*The problem*: Read through the records below and copy each line that uses the word "Rebuild".
┌──
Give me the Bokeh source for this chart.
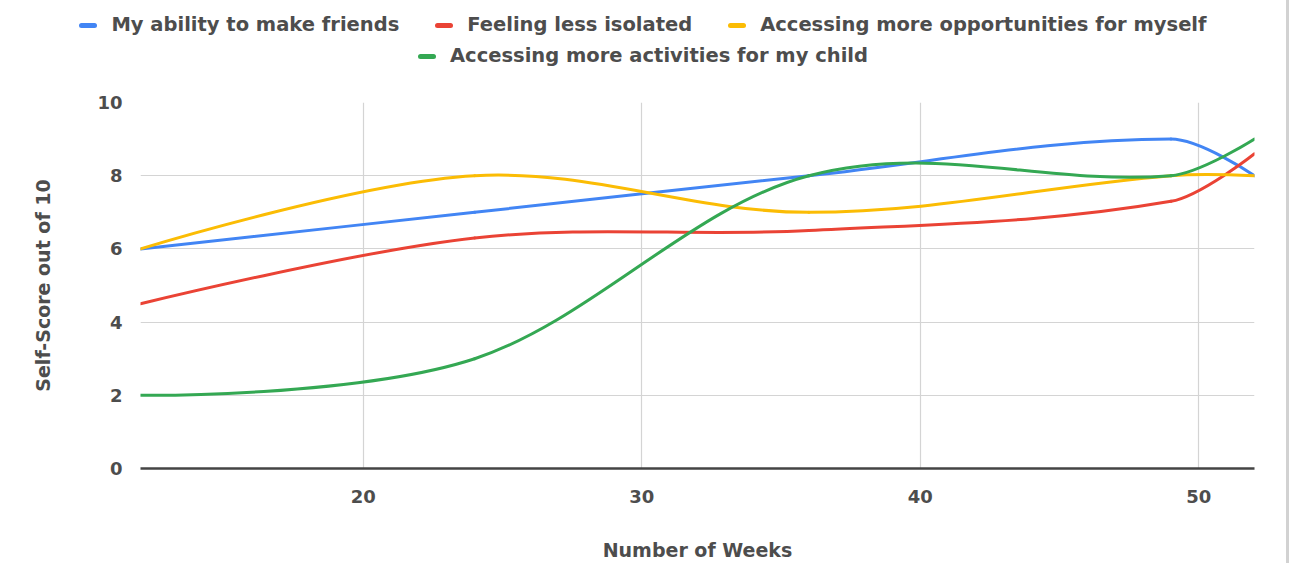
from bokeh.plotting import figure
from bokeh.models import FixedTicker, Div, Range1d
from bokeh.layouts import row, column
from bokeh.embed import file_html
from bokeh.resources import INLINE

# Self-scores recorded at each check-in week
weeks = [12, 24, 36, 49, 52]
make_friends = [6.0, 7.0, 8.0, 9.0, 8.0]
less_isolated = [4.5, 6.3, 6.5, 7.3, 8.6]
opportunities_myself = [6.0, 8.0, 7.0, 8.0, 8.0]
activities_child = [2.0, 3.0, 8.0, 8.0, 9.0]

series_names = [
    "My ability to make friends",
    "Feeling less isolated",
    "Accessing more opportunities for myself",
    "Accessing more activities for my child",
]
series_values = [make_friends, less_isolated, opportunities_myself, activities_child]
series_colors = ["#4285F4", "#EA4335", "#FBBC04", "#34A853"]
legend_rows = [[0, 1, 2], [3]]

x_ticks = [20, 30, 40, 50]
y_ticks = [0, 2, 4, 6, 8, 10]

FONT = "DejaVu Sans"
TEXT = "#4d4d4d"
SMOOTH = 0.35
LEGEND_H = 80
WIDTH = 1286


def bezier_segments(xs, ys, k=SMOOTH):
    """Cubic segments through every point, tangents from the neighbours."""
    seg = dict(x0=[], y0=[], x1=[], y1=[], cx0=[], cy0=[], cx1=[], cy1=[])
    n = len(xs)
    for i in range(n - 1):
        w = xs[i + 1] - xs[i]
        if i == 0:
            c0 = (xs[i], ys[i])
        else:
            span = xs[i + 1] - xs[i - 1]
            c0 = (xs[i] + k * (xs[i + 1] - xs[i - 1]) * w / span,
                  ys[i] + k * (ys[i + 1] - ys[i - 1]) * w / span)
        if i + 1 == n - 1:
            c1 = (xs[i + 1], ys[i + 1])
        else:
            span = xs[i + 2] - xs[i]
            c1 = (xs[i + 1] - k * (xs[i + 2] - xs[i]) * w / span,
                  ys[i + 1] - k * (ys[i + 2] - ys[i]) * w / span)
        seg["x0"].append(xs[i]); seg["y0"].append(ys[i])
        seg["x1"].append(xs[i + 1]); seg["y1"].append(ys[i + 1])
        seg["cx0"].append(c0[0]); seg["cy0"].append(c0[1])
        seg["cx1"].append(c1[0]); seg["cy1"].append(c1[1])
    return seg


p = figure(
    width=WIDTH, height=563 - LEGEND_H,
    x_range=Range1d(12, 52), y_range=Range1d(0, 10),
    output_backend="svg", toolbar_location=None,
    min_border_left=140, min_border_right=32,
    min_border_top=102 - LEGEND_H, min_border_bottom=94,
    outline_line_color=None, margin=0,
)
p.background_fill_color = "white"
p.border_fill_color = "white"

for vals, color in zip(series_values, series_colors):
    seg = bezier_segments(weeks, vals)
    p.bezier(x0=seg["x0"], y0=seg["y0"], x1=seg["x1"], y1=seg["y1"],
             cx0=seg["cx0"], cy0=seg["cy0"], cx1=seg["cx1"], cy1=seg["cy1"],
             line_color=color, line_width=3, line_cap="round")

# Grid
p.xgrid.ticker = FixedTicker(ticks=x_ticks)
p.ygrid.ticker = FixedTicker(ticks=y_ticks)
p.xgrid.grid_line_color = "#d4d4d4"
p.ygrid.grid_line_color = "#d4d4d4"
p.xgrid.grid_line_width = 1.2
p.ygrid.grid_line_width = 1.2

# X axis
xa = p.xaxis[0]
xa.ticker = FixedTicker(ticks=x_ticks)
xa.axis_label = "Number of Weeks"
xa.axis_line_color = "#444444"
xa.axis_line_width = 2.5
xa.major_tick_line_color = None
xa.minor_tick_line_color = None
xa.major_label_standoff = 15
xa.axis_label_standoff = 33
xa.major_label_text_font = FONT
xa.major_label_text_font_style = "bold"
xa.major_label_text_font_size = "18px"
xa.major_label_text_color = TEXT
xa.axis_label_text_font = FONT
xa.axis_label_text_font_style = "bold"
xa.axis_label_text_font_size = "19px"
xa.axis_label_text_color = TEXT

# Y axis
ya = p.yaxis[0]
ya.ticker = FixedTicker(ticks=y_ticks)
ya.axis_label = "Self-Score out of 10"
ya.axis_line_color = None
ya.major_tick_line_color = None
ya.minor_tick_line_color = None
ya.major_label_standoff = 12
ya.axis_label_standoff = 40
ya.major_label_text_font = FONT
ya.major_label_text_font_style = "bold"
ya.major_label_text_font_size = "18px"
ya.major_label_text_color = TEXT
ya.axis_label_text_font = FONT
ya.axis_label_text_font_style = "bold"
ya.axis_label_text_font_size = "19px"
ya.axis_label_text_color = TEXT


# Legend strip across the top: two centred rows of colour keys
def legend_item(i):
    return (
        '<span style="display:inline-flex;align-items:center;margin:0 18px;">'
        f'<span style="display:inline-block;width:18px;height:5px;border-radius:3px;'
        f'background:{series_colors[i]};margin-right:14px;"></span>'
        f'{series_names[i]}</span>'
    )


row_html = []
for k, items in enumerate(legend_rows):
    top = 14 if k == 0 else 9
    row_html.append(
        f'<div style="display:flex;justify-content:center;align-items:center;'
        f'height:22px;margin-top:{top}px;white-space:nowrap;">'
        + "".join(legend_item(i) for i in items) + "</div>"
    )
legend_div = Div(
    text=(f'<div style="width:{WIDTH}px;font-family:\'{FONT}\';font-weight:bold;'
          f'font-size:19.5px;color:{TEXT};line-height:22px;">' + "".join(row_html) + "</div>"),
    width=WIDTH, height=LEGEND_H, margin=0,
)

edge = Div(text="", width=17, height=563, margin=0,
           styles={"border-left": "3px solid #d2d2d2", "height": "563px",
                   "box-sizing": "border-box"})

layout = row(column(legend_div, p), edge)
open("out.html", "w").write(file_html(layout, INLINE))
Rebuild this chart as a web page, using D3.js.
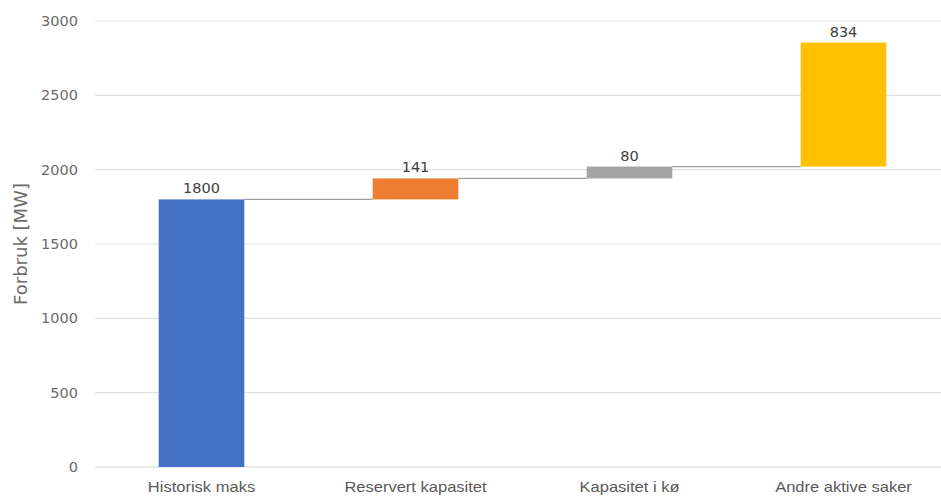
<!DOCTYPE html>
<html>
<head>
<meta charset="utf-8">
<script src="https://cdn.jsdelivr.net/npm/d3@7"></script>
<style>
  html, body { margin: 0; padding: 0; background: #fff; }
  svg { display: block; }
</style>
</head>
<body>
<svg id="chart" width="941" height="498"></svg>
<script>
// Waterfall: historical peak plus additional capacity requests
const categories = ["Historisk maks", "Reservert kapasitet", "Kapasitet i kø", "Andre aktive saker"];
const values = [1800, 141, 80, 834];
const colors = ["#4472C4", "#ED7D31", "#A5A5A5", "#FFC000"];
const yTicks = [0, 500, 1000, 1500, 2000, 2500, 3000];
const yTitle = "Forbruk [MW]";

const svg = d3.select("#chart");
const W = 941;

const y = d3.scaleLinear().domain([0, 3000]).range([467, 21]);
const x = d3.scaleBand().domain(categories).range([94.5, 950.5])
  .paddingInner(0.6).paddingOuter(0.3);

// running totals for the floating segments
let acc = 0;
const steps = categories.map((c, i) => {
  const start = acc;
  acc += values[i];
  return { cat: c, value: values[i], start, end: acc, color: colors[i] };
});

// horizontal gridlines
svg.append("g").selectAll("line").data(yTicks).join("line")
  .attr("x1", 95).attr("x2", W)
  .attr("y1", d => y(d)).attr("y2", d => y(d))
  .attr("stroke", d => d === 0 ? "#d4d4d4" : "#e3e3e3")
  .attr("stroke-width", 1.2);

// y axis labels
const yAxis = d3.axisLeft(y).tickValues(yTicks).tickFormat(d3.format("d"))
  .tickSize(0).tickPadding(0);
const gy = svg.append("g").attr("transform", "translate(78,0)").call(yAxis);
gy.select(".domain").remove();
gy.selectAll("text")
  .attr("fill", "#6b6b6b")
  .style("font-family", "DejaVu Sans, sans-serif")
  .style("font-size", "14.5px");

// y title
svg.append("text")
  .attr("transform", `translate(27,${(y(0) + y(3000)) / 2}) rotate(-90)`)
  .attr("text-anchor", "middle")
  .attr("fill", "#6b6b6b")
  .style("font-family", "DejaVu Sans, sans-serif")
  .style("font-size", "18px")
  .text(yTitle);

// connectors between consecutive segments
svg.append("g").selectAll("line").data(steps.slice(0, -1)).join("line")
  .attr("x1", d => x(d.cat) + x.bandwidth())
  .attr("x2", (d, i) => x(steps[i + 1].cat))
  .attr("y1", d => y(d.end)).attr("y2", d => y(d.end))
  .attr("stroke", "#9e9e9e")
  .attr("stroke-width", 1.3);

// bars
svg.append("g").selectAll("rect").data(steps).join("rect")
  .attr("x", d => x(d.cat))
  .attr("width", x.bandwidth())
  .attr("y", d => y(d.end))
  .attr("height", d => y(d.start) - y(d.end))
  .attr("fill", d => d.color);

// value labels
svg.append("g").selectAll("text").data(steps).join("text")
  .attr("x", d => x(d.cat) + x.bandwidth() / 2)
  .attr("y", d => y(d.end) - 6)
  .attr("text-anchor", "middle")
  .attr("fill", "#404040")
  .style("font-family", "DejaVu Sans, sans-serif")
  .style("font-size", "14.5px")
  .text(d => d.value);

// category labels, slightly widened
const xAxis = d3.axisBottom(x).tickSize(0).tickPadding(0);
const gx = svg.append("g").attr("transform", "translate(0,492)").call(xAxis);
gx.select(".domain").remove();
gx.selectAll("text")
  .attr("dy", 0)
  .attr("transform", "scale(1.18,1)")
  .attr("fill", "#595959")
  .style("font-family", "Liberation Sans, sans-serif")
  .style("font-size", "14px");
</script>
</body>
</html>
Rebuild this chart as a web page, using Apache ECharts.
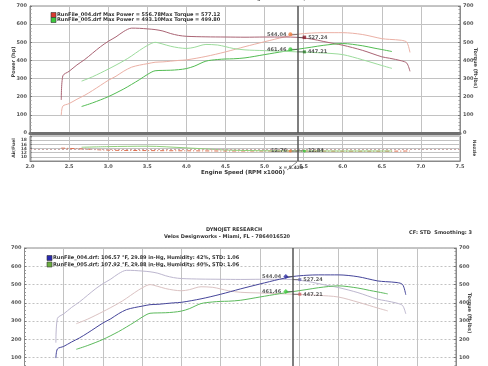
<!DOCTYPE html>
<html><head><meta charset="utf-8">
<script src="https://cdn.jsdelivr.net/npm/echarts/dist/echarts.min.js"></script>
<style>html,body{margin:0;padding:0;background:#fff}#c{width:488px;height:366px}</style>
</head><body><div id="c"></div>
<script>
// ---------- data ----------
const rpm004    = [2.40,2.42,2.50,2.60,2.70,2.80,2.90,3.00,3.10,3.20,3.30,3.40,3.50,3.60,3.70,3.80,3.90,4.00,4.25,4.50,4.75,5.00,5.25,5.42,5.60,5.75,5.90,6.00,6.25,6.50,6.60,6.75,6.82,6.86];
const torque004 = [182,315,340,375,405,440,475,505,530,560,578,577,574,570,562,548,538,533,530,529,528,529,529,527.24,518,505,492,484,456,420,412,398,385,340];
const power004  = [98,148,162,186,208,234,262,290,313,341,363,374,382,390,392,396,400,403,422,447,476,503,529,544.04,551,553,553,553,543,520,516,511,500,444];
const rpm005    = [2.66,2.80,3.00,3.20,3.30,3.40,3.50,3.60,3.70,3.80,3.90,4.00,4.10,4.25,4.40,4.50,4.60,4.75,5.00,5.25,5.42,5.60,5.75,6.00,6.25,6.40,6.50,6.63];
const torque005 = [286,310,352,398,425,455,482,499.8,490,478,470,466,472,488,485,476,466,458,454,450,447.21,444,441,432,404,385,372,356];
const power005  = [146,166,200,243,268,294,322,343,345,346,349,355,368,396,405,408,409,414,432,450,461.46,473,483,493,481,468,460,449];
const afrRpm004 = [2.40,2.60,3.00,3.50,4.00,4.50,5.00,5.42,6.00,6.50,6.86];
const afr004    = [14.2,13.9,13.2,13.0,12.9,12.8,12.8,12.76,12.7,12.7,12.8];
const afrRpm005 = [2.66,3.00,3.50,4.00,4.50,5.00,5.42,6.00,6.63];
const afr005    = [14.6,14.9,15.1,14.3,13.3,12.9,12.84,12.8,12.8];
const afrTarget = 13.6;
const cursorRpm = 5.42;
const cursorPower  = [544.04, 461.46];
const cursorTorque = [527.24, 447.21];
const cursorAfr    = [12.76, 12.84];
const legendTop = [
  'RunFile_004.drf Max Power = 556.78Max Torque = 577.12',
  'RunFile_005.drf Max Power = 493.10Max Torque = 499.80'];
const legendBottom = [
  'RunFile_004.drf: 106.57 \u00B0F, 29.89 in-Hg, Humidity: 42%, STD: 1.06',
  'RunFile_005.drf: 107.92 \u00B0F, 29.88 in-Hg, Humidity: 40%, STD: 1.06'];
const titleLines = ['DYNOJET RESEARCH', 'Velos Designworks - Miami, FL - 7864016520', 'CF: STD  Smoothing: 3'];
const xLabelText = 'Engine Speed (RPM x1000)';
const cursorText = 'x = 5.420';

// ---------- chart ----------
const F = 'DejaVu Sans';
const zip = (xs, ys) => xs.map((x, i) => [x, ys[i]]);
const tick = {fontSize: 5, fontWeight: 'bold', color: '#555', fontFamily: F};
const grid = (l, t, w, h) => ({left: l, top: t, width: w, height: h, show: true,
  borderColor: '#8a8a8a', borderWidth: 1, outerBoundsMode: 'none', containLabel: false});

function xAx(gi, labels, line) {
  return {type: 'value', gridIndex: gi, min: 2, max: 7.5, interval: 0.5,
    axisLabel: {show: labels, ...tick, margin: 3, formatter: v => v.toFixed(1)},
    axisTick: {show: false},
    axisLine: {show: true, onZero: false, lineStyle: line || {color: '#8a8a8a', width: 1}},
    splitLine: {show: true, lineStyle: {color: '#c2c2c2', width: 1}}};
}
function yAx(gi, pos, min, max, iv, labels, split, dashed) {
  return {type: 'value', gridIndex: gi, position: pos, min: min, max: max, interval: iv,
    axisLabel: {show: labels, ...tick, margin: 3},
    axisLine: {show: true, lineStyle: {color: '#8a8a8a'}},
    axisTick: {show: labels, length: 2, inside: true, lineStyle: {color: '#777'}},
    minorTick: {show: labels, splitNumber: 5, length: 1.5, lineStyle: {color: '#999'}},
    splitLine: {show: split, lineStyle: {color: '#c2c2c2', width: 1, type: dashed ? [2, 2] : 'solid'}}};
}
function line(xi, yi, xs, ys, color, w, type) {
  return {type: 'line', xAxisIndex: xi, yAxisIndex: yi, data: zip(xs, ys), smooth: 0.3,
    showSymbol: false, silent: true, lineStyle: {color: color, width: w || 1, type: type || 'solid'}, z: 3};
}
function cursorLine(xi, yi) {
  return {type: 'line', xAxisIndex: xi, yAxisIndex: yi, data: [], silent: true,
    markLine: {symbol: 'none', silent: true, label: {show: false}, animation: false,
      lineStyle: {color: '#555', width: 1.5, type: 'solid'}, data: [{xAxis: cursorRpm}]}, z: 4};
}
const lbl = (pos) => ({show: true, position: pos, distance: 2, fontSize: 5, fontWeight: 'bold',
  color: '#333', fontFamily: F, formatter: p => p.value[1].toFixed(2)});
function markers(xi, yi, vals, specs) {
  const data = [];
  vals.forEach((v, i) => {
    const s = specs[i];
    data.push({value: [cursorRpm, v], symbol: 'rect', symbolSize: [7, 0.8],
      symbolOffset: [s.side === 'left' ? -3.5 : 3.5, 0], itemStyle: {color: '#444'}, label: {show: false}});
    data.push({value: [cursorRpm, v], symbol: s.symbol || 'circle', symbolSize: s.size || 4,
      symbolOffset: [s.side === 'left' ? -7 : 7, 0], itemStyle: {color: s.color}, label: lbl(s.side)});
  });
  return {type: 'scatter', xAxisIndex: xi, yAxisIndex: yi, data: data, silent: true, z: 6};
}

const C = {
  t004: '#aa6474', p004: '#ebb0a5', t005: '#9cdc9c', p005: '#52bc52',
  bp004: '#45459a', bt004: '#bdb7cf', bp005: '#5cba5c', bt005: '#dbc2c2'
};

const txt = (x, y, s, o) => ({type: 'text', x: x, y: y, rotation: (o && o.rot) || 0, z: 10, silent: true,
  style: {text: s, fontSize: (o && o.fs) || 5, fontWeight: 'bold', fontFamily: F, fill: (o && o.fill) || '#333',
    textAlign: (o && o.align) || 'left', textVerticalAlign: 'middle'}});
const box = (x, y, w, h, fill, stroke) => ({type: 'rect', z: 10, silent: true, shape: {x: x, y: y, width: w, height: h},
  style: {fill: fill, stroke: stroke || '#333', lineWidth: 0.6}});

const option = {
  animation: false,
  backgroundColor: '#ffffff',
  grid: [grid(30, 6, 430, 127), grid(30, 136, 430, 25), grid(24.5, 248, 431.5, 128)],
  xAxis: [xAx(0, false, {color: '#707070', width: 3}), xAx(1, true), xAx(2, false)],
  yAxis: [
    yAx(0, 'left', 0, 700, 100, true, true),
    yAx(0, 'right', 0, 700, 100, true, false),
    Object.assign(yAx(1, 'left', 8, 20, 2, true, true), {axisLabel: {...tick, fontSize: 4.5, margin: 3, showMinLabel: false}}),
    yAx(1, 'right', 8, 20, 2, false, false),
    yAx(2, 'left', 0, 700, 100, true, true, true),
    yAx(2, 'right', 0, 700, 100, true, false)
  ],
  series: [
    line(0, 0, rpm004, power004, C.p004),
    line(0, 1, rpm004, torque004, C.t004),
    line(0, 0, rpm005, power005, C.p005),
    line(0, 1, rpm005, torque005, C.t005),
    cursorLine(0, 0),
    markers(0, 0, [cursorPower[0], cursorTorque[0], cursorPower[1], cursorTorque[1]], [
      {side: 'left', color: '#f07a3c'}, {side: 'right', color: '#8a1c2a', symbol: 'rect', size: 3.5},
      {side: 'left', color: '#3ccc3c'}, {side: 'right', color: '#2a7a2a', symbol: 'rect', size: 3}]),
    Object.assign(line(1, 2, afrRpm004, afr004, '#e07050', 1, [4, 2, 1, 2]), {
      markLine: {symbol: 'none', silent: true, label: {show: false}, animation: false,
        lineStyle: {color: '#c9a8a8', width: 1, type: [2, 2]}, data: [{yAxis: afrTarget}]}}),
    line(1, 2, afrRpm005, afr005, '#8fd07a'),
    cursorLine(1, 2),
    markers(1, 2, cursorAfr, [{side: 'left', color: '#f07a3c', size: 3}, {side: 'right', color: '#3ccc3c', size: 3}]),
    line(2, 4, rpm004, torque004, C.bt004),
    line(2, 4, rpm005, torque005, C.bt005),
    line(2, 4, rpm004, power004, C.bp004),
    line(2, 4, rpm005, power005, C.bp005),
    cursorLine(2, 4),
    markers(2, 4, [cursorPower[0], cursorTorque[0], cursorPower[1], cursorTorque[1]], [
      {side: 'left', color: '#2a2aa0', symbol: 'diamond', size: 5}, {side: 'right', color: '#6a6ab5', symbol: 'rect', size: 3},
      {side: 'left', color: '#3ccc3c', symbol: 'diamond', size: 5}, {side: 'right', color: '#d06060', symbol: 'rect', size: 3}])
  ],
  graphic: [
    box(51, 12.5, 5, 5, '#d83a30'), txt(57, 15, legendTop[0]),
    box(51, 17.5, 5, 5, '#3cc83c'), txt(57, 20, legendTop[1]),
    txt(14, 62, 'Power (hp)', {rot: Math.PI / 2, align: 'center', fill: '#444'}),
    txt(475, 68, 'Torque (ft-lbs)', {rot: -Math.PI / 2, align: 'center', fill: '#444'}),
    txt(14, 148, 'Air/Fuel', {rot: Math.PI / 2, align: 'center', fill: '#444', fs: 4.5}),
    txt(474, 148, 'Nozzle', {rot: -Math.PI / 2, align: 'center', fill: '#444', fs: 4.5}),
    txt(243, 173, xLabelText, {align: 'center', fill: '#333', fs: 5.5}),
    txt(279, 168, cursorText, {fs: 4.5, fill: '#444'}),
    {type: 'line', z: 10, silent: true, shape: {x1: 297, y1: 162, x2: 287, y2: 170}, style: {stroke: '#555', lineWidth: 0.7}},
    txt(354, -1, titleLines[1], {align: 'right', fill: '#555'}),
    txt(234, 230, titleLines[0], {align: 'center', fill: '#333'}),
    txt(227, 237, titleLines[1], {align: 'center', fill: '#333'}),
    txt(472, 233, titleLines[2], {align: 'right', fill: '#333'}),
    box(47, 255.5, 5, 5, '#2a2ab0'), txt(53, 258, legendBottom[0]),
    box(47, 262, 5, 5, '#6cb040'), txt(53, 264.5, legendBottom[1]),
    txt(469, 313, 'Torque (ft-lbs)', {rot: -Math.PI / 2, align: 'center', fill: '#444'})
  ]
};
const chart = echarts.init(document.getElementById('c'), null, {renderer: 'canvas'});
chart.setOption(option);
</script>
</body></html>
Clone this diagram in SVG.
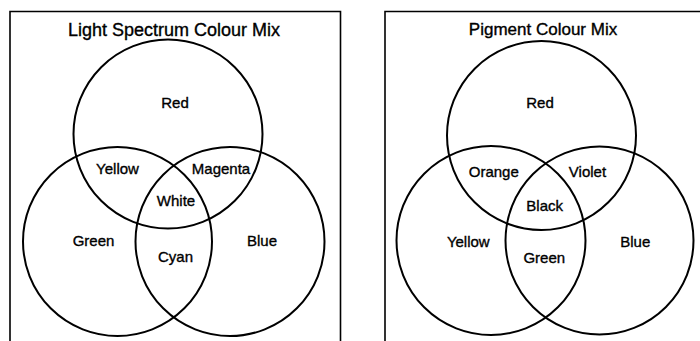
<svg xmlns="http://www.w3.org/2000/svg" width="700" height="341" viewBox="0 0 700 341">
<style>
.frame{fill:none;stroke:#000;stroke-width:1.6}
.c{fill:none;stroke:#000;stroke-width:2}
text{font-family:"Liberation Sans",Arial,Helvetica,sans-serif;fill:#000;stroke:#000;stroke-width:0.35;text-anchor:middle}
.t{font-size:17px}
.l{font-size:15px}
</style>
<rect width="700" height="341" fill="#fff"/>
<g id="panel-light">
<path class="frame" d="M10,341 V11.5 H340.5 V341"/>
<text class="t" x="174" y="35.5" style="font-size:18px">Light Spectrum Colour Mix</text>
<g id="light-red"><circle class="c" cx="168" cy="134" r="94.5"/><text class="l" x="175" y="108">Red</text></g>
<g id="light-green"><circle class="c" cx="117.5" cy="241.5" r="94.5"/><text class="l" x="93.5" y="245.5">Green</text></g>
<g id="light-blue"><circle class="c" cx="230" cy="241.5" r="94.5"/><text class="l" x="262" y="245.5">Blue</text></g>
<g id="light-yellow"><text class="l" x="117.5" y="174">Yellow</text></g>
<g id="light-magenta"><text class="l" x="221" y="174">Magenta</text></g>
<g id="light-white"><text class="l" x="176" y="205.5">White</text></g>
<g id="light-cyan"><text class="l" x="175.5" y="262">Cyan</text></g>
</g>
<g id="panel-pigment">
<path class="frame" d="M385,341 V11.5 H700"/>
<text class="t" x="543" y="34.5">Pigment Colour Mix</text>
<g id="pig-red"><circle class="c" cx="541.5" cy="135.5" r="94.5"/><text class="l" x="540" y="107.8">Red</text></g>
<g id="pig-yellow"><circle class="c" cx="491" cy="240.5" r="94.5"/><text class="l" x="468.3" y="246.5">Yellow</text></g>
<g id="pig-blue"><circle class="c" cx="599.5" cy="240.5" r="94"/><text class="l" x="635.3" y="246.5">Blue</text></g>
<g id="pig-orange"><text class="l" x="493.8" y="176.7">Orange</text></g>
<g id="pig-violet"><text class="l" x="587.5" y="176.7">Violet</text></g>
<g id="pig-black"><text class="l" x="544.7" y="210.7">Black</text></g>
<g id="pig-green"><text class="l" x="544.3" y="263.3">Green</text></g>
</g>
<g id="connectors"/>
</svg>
└──
*Solved problem*:
Rebuild this chart as a web page, using D3.js.
Rebuild this chart as a web page, using Apache ECharts.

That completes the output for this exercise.